[BEGIN Recorded information]

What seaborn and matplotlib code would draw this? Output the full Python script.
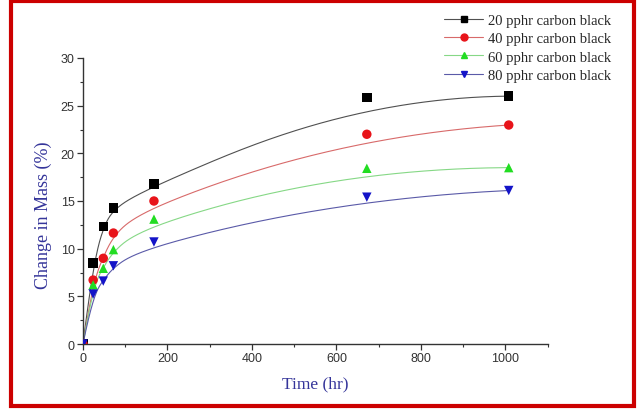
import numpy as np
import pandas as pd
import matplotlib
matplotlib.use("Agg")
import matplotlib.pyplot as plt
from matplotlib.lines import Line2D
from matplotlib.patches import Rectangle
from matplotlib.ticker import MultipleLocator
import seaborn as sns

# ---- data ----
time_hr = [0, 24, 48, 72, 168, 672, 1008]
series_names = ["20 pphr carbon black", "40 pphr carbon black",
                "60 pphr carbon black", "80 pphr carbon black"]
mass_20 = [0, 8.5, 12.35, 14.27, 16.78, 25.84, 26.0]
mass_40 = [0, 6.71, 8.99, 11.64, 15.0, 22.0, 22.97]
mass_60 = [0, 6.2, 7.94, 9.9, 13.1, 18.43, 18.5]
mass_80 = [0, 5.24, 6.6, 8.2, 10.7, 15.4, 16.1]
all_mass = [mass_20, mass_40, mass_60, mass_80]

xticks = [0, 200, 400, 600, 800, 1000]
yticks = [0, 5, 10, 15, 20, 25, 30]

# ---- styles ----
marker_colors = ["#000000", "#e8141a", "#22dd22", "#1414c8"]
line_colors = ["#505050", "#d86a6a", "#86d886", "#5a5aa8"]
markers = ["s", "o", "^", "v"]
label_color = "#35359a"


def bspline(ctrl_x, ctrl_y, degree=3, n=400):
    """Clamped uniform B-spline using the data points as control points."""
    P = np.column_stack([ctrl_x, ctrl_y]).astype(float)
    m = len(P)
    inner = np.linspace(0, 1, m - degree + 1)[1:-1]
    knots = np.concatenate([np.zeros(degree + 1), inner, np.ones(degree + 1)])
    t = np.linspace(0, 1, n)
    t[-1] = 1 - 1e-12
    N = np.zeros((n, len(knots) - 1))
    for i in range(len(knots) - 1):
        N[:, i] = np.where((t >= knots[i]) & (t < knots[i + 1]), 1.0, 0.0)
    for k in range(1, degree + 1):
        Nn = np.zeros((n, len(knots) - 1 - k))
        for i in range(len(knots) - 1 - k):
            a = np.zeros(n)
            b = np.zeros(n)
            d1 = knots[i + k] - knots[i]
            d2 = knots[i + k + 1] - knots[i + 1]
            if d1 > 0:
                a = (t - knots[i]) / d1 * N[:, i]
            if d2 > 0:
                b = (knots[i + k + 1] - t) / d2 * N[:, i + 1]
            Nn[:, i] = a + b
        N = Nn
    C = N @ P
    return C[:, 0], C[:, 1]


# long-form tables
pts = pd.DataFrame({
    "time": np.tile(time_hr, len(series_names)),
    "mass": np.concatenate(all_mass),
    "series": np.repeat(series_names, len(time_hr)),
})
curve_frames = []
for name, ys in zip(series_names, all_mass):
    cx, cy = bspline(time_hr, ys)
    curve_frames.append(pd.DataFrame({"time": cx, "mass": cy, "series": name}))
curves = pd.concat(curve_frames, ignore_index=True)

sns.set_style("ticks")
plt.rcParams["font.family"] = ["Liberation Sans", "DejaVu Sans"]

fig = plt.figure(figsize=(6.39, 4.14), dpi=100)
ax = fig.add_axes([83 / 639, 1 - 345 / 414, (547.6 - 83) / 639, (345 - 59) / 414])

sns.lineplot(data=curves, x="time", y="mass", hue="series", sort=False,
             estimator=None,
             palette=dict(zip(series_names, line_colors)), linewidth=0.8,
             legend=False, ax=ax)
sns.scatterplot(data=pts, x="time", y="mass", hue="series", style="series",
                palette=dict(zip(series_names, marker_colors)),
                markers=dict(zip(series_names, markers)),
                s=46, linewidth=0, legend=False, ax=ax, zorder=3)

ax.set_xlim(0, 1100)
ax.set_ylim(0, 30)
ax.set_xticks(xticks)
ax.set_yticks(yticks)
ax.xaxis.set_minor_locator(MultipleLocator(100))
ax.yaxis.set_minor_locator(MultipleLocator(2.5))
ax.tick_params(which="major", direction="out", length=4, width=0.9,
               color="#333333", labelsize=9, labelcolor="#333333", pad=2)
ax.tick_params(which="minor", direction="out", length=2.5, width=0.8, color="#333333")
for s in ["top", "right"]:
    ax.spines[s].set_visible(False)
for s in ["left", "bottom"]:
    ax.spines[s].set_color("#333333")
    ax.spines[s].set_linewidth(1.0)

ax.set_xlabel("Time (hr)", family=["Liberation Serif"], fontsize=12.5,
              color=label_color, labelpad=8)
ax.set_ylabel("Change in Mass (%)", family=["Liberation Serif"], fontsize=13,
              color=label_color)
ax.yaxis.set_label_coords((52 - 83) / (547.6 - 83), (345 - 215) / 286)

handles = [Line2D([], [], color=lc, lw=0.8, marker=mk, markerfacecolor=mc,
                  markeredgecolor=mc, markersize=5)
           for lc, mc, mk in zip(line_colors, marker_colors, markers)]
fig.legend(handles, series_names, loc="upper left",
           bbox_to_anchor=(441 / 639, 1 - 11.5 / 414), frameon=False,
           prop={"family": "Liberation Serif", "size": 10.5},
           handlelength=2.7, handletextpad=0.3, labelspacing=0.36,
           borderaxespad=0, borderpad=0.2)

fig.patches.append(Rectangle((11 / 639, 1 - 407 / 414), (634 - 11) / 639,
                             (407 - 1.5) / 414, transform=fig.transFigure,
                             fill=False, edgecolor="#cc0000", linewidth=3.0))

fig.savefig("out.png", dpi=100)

[END Recorded information]

Every line above should be returned exactly; the pictures stay out.

What seaborn and matplotlib code would draw this? Output the full Python script.
import numpy as np
import pandas as pd
import matplotlib
matplotlib.use("Agg")
import matplotlib.pyplot as plt
from matplotlib.lines import Line2D
from matplotlib.patches import Rectangle
from matplotlib.ticker import MultipleLocator
import seaborn as sns

# ---- data ----
time_hr = [0, 24, 48, 72, 168, 672, 1008]
series_names = ["20 pphr carbon black", "40 pphr carbon black",
                "60 pphr carbon black", "80 pphr carbon black"]
mass_20 = [0, 8.5, 12.35, 14.27, 16.78, 25.84, 26.0]
mass_40 = [0, 6.71, 8.99, 11.64, 15.0, 22.0, 22.97]
mass_60 = [0, 6.2, 7.94, 9.9, 13.1, 18.43, 18.5]
mass_80 = [0, 5.24, 6.6, 8.2, 10.7, 15.4, 16.1]
all_mass = [mass_20, mass_40, mass_60, mass_80]

xticks = [0, 200, 400, 600, 800, 1000]
yticks = [0, 5, 10, 15, 20, 25, 30]

# ---- styles ----
marker_colors = ["#000000", "#e8141a", "#22dd22", "#1414c8"]
line_colors = ["#505050", "#d86a6a", "#86d886", "#5a5aa8"]
markers = ["s", "o", "^", "v"]
label_color = "#35359a"


def bspline(ctrl_x, ctrl_y, degree=3, n=400):
    """Clamped uniform B-spline using the data points as control points."""
    P = np.column_stack([ctrl_x, ctrl_y]).astype(float)
    m = len(P)
    inner = np.linspace(0, 1, m - degree + 1)[1:-1]
    knots = np.concatenate([np.zeros(degree + 1), inner, np.ones(degree + 1)])
    t = np.linspace(0, 1, n)
    t[-1] = 1 - 1e-12
    N = np.zeros((n, len(knots) - 1))
    for i in range(len(knots) - 1):
        N[:, i] = np.where((t >= knots[i]) & (t < knots[i + 1]), 1.0, 0.0)
    for k in range(1, degree + 1):
        Nn = np.zeros((n, len(knots) - 1 - k))
        for i in range(len(knots) - 1 - k):
            a = np.zeros(n)
            b = np.zeros(n)
            d1 = knots[i + k] - knots[i]
            d2 = knots[i + k + 1] - knots[i + 1]
            if d1 > 0:
                a = (t - knots[i]) / d1 * N[:, i]
            if d2 > 0:
                b = (knots[i + k + 1] - t) / d2 * N[:, i + 1]
            Nn[:, i] = a + b
        N = Nn
    C = N @ P
    return C[:, 0], C[:, 1]


# long-form tables
pts = pd.DataFrame({
    "time": np.tile(time_hr, len(series_names)),
    "mass": np.concatenate(all_mass),
    "series": np.repeat(series_names, len(time_hr)),
})
curve_frames = []
for name, ys in zip(series_names, all_mass):
    cx, cy = bspline(time_hr, ys)
    curve_frames.append(pd.DataFrame({"time": cx, "mass": cy, "series": name}))
curves = pd.concat(curve_frames, ignore_index=True)

sns.set_style("ticks")
plt.rcParams["font.family"] = ["Liberation Sans", "DejaVu Sans"]

fig = plt.figure(figsize=(6.39, 4.14), dpi=100)
ax = fig.add_axes([83 / 639, 1 - 345 / 414, (547.6 - 83) / 639, (345 - 59) / 414])

sns.lineplot(data=curves, x="time", y="mass", hue="series", sort=False,
             estimator=None,
             palette=dict(zip(series_names, line_colors)), linewidth=0.8,
             legend=False, ax=ax)
sns.scatterplot(data=pts, x="time", y="mass", hue="series", style="series",
                palette=dict(zip(series_names, marker_colors)),
                markers=dict(zip(series_names, markers)),
                s=46, linewidth=0, legend=False, ax=ax, zorder=3)

ax.set_xlim(0, 1100)
ax.set_ylim(0, 30)
ax.set_xticks(xticks)
ax.set_yticks(yticks)
ax.xaxis.set_minor_locator(MultipleLocator(100))
ax.yaxis.set_minor_locator(MultipleLocator(2.5))
ax.tick_params(which="major", direction="out", length=4, width=0.9,
               color="#333333", labelsize=9, labelcolor="#333333", pad=2)
ax.tick_params(which="minor", direction="out", length=2.5, width=0.8, color="#333333")
for s in ["top", "right"]:
    ax.spines[s].set_visible(False)
for s in ["left", "bottom"]:
    ax.spines[s].set_color("#333333")
    ax.spines[s].set_linewidth(1.0)

ax.set_xlabel("Time (hr)", family=["Liberation Serif"], fontsize=12.5,
              color=label_color, labelpad=8)
ax.set_ylabel("Change in Mass (%)", family=["Liberation Serif"], fontsize=13,
              color=label_color)
ax.yaxis.set_label_coords((52 - 83) / (547.6 - 83), (345 - 215) / 286)

handles = [Line2D([], [], color=lc, lw=0.8, marker=mk, markerfacecolor=mc,
                  markeredgecolor=mc, markersize=5)
           for lc, mc, mk in zip(line_colors, marker_colors, markers)]
fig.legend(handles, series_names, loc="upper left",
           bbox_to_anchor=(441 / 639, 1 - 11.5 / 414), frameon=False,
           prop={"family": "Liberation Serif", "size": 10.5},
           handlelength=2.7, handletextpad=0.3, labelspacing=0.36,
           borderaxespad=0, borderpad=0.2)

fig.patches.append(Rectangle((11 / 639, 1 - 407 / 414), (634 - 11) / 639,
                             (407 - 1.5) / 414, transform=fig.transFigure,
                             fill=False, edgecolor="#cc0000", linewidth=3.0))

fig.savefig("out.png", dpi=100)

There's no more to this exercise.